Controllable acid vapor oxidation growth of complex SnO2 nanostructures for ultrasensitive ethanol sensing

Abstract

Controllable assembly from one-dimensional (1-D) and two-dimensional (2-D) nanoscale structures to three-dimensional (3-D) complex nanostructures has attracted great interest. For the first time, nanorods and nanosheets were controllably assembled into 3-D SnO2 nanoflower architectures based on a facile and shape-controlled acid vapor oxidation (AVO) method from the substrate in a simple reaction system. The as-prepared 3-D SnO2 nanoflowers have diameters ranging from 625 to 875 nm and are self-assembled by many nanorods and nanosheets with diameters and thicknesses of 33 nm. The growth of SnO2 with different morphologies was studied by controlling the reaction temperature and hydrochloric acid concentration.
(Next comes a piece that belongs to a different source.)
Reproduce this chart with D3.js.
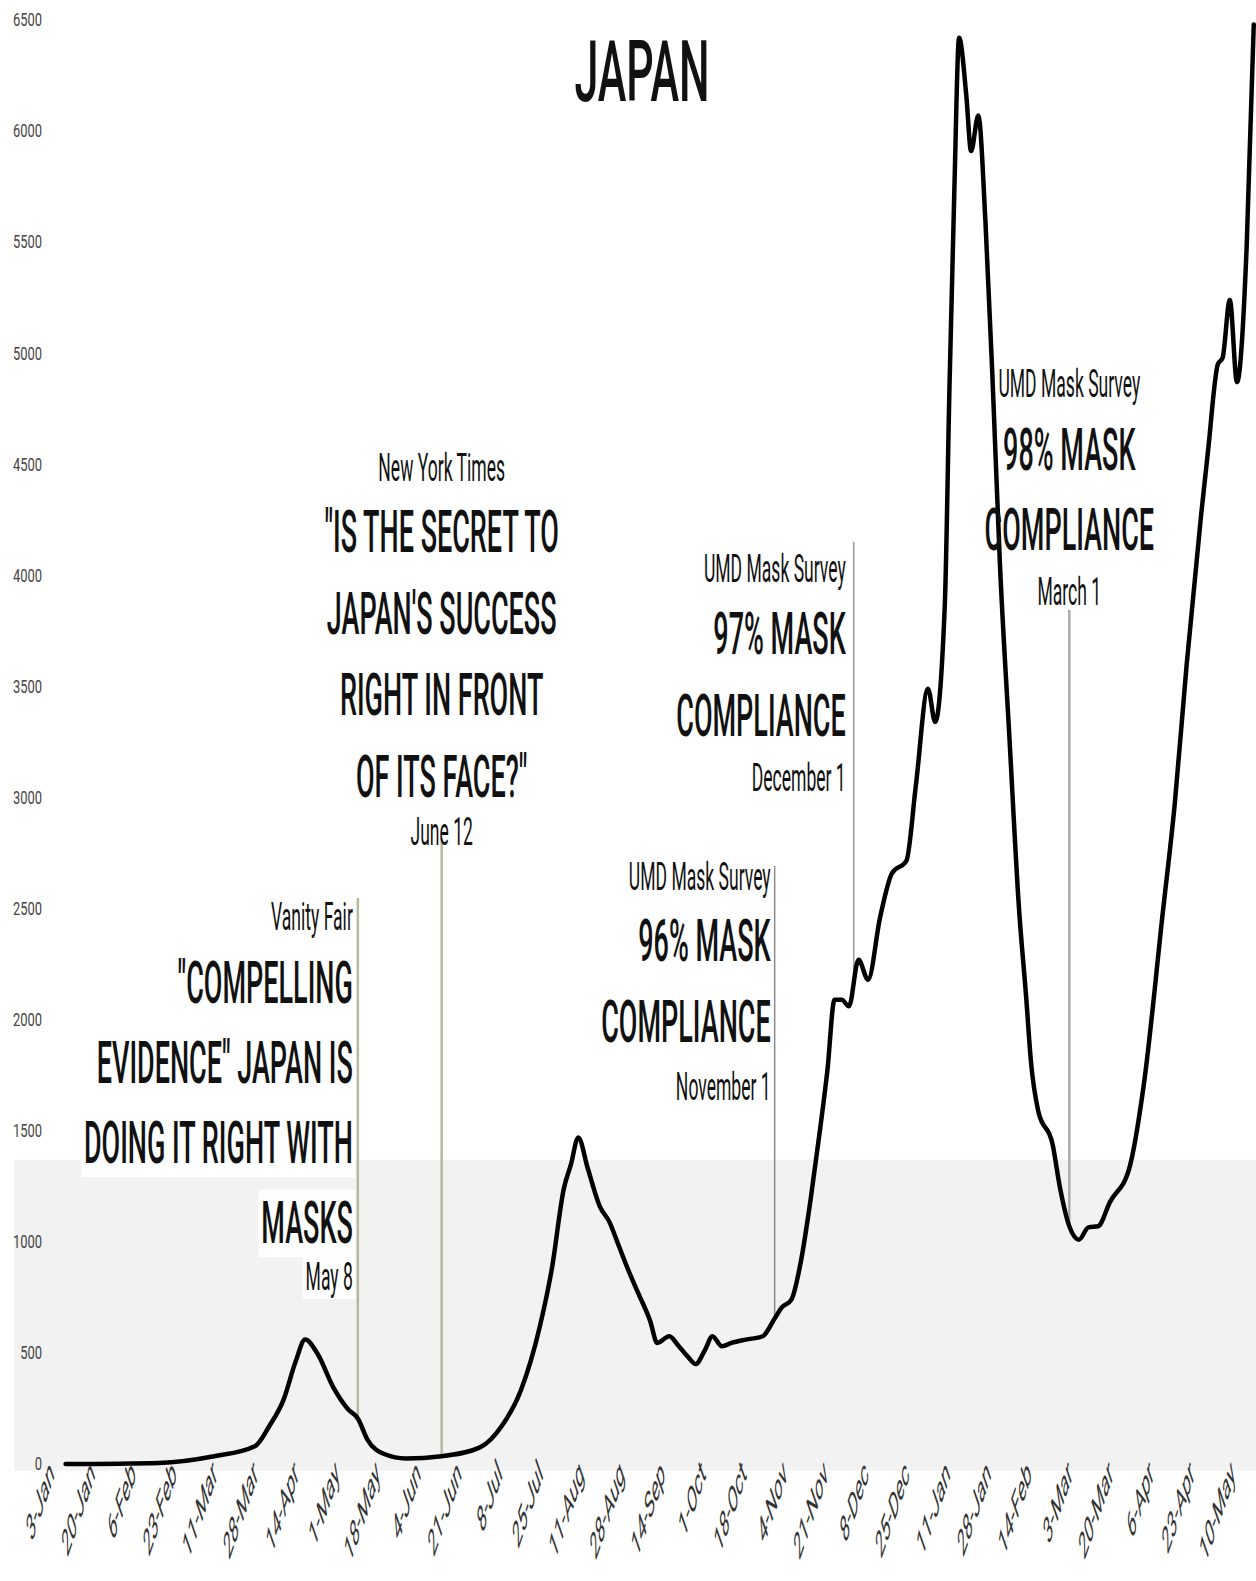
<!DOCTYPE html>
<html>
<head>
<meta charset="utf-8">
<script src="https://cdn.jsdelivr.net/npm/d3@7"></script>
<style>
  body { margin: 0; background: #fff; }
  svg { display: block; font-family: Roboto, "Noto Sans", sans-serif; }
</style>
</head>
<body>
<svg id="chart"></svg>
<script>
// daily new cases, 7-day average
const dates = [
  "2020-01-07", "2020-02-15", "2020-03-09", "2020-03-26", "2020-04-01", "2020-04-07", "2020-04-12", "2020-04-16",
  "2020-04-21", "2020-04-28", "2020-05-04", "2020-05-08", "2020-05-12", "2020-05-19", "2020-05-28", "2020-06-12",
  "2020-06-28", "2020-07-07", "2020-07-15", "2020-07-23", "2020-07-28", "2020-08-02", "2020-08-05", "2020-08-08",
  "2020-08-12", "2020-08-17", "2020-08-21", "2020-08-25", "2020-08-29", "2020-09-02", "2020-09-07", "2020-09-10",
  "2020-09-15", "2020-09-19", "2020-09-23", "2020-09-26", "2020-09-30", "2020-10-03", "2020-10-07", "2020-10-11",
  "2020-10-17", "2020-10-24", "2020-10-29", "2020-11-01", "2020-11-05", "2020-11-09", "2020-11-13", "2020-11-17",
  "2020-11-20", "2020-11-23", "2020-11-26", "2020-11-29", "2020-12-03", "2020-12-07", "2020-12-12", "2020-12-17",
  "2020-12-23", "2020-12-27", "2021-01-01", "2021-01-04", "2021-01-08", "2021-01-10", "2021-01-12", "2021-01-14",
  "2021-01-17", "2021-01-19", "2021-01-22", "2021-01-25", "2021-01-28", "2021-01-31", "2021-02-04", "2021-02-08",
  "2021-02-11", "2021-02-13", "2021-02-16", "2021-02-22", "2021-02-25", "2021-03-01", "2021-03-05", "2021-03-09",
  "2021-03-13", "2021-03-18", "2021-03-26", "2021-04-01", "2021-04-09", "2021-04-14", "2021-04-19", "2021-04-25",
  "2021-04-28", "2021-05-02", "2021-05-04", "2021-05-07", "2021-05-10", "2021-05-14", "2021-05-17"
]
const cases = [
  0, 5, 35, 80, 170, 290, 460, 560,
  500, 340, 245, 205, 110, 45, 25, 35,
  75, 170, 330, 620, 880, 1240, 1350, 1470,
  1330, 1160, 1090, 980, 870, 770, 645, 545,
  575, 530, 480, 450, 515, 575, 530, 545,
  560, 575, 655, 705, 740, 915, 1190, 1510,
  1770, 2090, 2090, 2060, 2270, 2180, 2460, 2660,
  2715, 3060, 3490, 3340, 3860, 4860, 5730, 6420,
  6160, 5910, 6070, 5590, 4870, 4060, 3270, 2500,
  2100, 1810, 1590, 1440, 1250, 1070, 1010, 1065,
  1070, 1180, 1330, 1700, 2480, 2970, 3600, 4270,
  4570, 4950, 4980, 5240, 4870, 5470, 6480
]

const xTickDates = [
  "2020-01-03", "2020-01-20", "2020-02-06", "2020-02-23", "2020-03-11", "2020-03-28", "2020-04-14", "2020-05-01",
  "2020-05-18", "2020-06-04", "2020-06-21", "2020-07-08", "2020-07-25", "2020-08-11", "2020-08-28", "2020-09-14",
  "2020-10-01", "2020-10-18", "2020-11-04", "2020-11-21", "2020-12-08", "2020-12-25", "2021-01-11", "2021-01-28",
  "2021-02-14", "2021-03-03", "2021-03-20", "2021-04-06", "2021-04-23", "2021-05-10"
]
const yTicks = [0, 500, 1000, 1500, 2000, 2500, 3000, 3500, 4000, 4500, 5000, 5500, 6000, 6500]

const noteDates = ["2020-05-08", "2020-06-12", "2020-10-29", "2020-12-01", "2021-03-01"]
const noteSources = ["Vanity Fair", "New York Times", "UMD Mask Survey", "UMD Mask Survey", "UMD Mask Survey"]
const noteHeadlines = [
    ["\"COMPELLING", "EVIDENCE\" JAPAN IS", "DOING IT RIGHT WITH", "MASKS"],
    ["\"IS THE SECRET TO", "JAPAN'S SUCCESS", "RIGHT IN FRONT", "OF ITS FACE?\""],
    ["96% MASK", "COMPLIANCE"],
    ["97% MASK", "COMPLIANCE"],
    ["98% MASK", "COMPLIANCE"]
]
const noteDateLabels = ["May 8", "June 12", "November 1", "December 1", "March 1"]

// layout of the notes (where each block sits relative to its line)
const noteLayout = [
    { anchor: "end", dx: -5, srcY: 930, headY: 1003, step: 80, dateY: 1290, top: 898, stroke: "#b8b89c", sw: 2.5 },
    { anchor: "middle", dx: 0, srcY: 481, headY: 552, step: 81.5, dateY: 845, top: 838, stroke: "#b8b89c", sw: 2.5 },
    { anchor: "end", dx: -4, srcY: 890, headY: 961, step: 81, dateY: 1100, top: 866, stroke: "#8a8a8a", sw: 1.5 },
    { anchor: "end", dx: -8, srcY: 582, headY: 654, step: 82, dateY: 791, top: 542, stroke: "#999", sw: 1.5 },
    { anchor: "middle", dx: 0, srcY: 397, headY: 470, step: 80, dateY: 605, top: 610, stroke: "#aaa", sw: 2.5 }
]

const width = 1256
const height = 1581
const squish = 0.45

const parse = d3.utcParse("%Y-%m-%d")
const data = dates.map((d, i) => ({ date: parse(d), value: cases[i] }))

const svg = d3.select("#chart")
    .attr("width", width)
    .attr("height", height)
    .attr("viewBox", [0, 0, width, height])

const x = d3.scaleUtc()
    .domain([parse("2020-01-03"), parse("2021-05-10")])
    .range([56, 1237])

const y = d3.scaleLinear()
    .domain([0, 6500])
    .range([1464, 20])

// light band behind the low part of the chart
svg.append("rect")
    .attr("x", 14).attr("y", y(1370))
    .attr("width", width - 14).attr("height", y(-30) - y(1370))
    .attr("fill", "#f2f2f2")

const bgLayer = svg.append("g")
const lineLayer = svg.append("g")
const curveLayer = svg.append("g")
const textLayer = svg.append("g")

// value on the curve at a date, for where a note line stops
function valueAt(date) {
    const i = d3.bisector(d => d.date).left(data, date)
    if (i <= 0) return data[0].value
    if (i >= data.length) return data[data.length - 1].value
    const a = data[i - 1], b = data[i]
    const t = (date - a.date) / (b.date - a.date)
    return a.value + t * (b.value - a.value)
}

function addText(str, px, py, size, weight, anchor, sx, withBg) {
    const tf = `translate(${px},${py}) scale(${sx},1)`
    const t = textLayer.append("text")
        .attr("transform", tf)
        .attr("text-anchor", anchor)
        .attr("font-size", size)
        .attr("font-weight", weight)
        .attr("fill", "#111")
        .text(str)
    if (withBg) {
        const b = t.node().getBBox()
        bgLayer.append("rect")
            .attr("transform", tf)
            .attr("x", b.x - 6).attr("y", b.y + 2)
            .attr("width", b.width + 12).attr("height", b.height - 2)
            .attr("fill", "#fff")
    }
    return t
}

// title
addText("JAPAN", 642, 101, 86, 500, "middle", 0.5, false)

// y axis labels
svg.append("g")
    .selectAll("text")
    .data(yTicks)
    .join("text")
    .attr("transform", d => `translate(42,${y(d)}) scale(0.72,1)`)
    .attr("text-anchor", "end")
    .attr("dominant-baseline", "central")
    .attr("font-size", 18)
    .attr("fill", "#444")
    .text(d => d)

// x axis labels
const fmt = d3.utcFormat("%-d-%b")
svg.append("g")
    .selectAll("text")
    .data(xTickDates.map(parse))
    .join("text")
    .attr("transform", d => `translate(${x(d) - 1},1476) scale(0.78,2.25) rotate(-45)`)
    .attr("text-anchor", "end")
    .attr("font-size", 17)
    .attr("fill", "#333")
    .text(d => fmt(d))

// notes
noteDates.forEach((ds, i) => {
    const L = noteLayout[i]
    const d = parse(ds)
    const lx = x(d)
    lineLayer.append("line")
        .attr("x1", lx).attr("x2", lx)
        .attr("y1", L.top).attr("y2", y(valueAt(d)))
        .attr("stroke", L.stroke)
        .attr("stroke-width", L.sw)
    const tx = lx + L.dx
    addText(noteSources[i], tx, L.srcY, 39, 400, L.anchor, squish, true)
    noteHeadlines[i].forEach((h, j) => {
        addText(h, tx, L.headY + j * L.step, 60, 500, L.anchor, squish, true)
    })
    addText(noteDateLabels[i], tx, L.dateY, 39, 400, L.anchor, squish, true)
})

// the curve
const line = d3.line()
    .x(d => x(d.date))
    .y(d => y(d.value))
    .curve(d3.curveMonotoneX)

curveLayer.append("path")
    .datum(data)
    .attr("d", line)
    .attr("fill", "none")
    .attr("stroke", "#000")
    .attr("stroke-width", 4.5)
    .attr("stroke-linejoin", "round")
    .attr("stroke-linecap", "round")
</script>
</body>
</html>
Their application in gas sensing was evaluated, indicating that the 3-D SnO2 nanoflower-based sensor is ultrasensitive to ethanol with a response of 2.54–50 ppb at the optimal working temperature of 230 °C. This work offers a facile, shape-controlled, and efficient route to synthesize complex SnO2 nanoflowers for gas detection with high performance, including ultrahigh sensitivity, good selectivity, and reversibility.